UKZN at NRF/DST South African PhD Conference
UKZN was invited to exhibit opportunities for doctoral studies and well as its areas of research specialisation at the 2014/2015 South African PhD Conference in Umhlanga.
The Conference - one of a series of three taking place in the country annually - is an initiative of the National Research Foundation (NRF) and endorsed by the Department of Science and Technology (DST).
One of the main aims of the project is to notably increase the number and diversity of South African research doctoral graduates.
The objectives are to:
• increase the number of qualified South Africans for critical positions in academia, public and private sector provide a hub for nurturing peer and mentor support networks for potential PhD students increase the number and diversity of role models and mentors contribute towards development of a more equitable private and public sector workforce to service a diversified customer base, and foster collaborative private public partnerships for human capital development in South Africa.
Various UKZN centres and research groups within the College of Agriculture, Engineering and Science went the extra mile to display the research taking place in the different units. This included the Eskom Centre of Excellence (HVDC/Smart Grid Research Centre), Vibration Research and Testing Centre, Astrophysics and Cosmology Research Unit (ACRU), Energy, Food and Water Engineering Research Group and the Reactor Technology Research Group. The participants from these Centres and Research Groups were afforded the opportunity to:
• promote their activities and resources to potential and current PhD students
• help shape the career choices of potential and current postgraduate students
• alert potential students about the skills set required for employment
• network with local and international Higher Education and research institution representatives.
Current and potential students and academics from the College of Agriculture, Engineering and Science were given the opportunity to interact with role models, mentors, and representatives from funding agencies, Higher Education Institutions offering doctoral training programmes, public and private research institutions and government departments.
Professor Tilahun Seyoum of the Energy, Food and Water Engineering Research Group within the School of Engineering said: ‘The Conference was very informative and I found it quite useful, especially for postgraduate students.
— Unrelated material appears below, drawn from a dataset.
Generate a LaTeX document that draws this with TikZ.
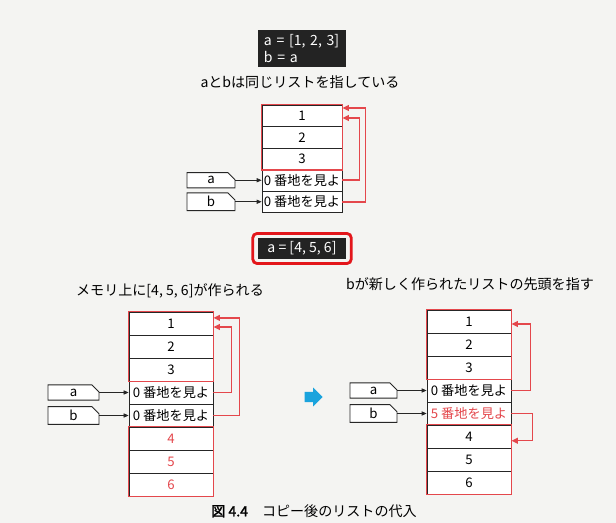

In terms of the exhibition, the Conference participants had a chance to attend the exhibition mainly during the lunch and tea times. We managed to target and distribute our information booklets as planned.’
Chemical Engineering Lecturer Dr David Lokhat said: ‘The Conference and exhibition were a great opportunity for staff within the individual disciplines to interact with students and faculty members from other institutions, present opportunities for research and tout potential collaborations. Many of the students I spoke to were at masters level and interested in the life and human sciences. I think the event was a success in showing the strength of our College in terms of high-level doctoral and postdoctoral research.’
Post-Doctoral Fellow in the School of Life Sciences, Ms Priyanka Jha, said: ‘The conference was a good one. The event was focused to increase the number of qualified South African research doctoral graduates. It was a perfect initiative to attract students towards research and development of the nation.’
Director, Human and Infrastructure Capacity Development, Dr Kwezi Mzilikazi, said: ‘The various speakers at the Conference discussed a range of topics including the importance of a PhD in building the knowledge economy; research and academic ethics; publishing as a PhD student; how a PhD thesis is examined; and postdoctoral funding opportunities for research in South Africa and abroad. Recent PhD graduates shared experiences learnt during the PhD journey and were an inspiration to the postgraduate students.’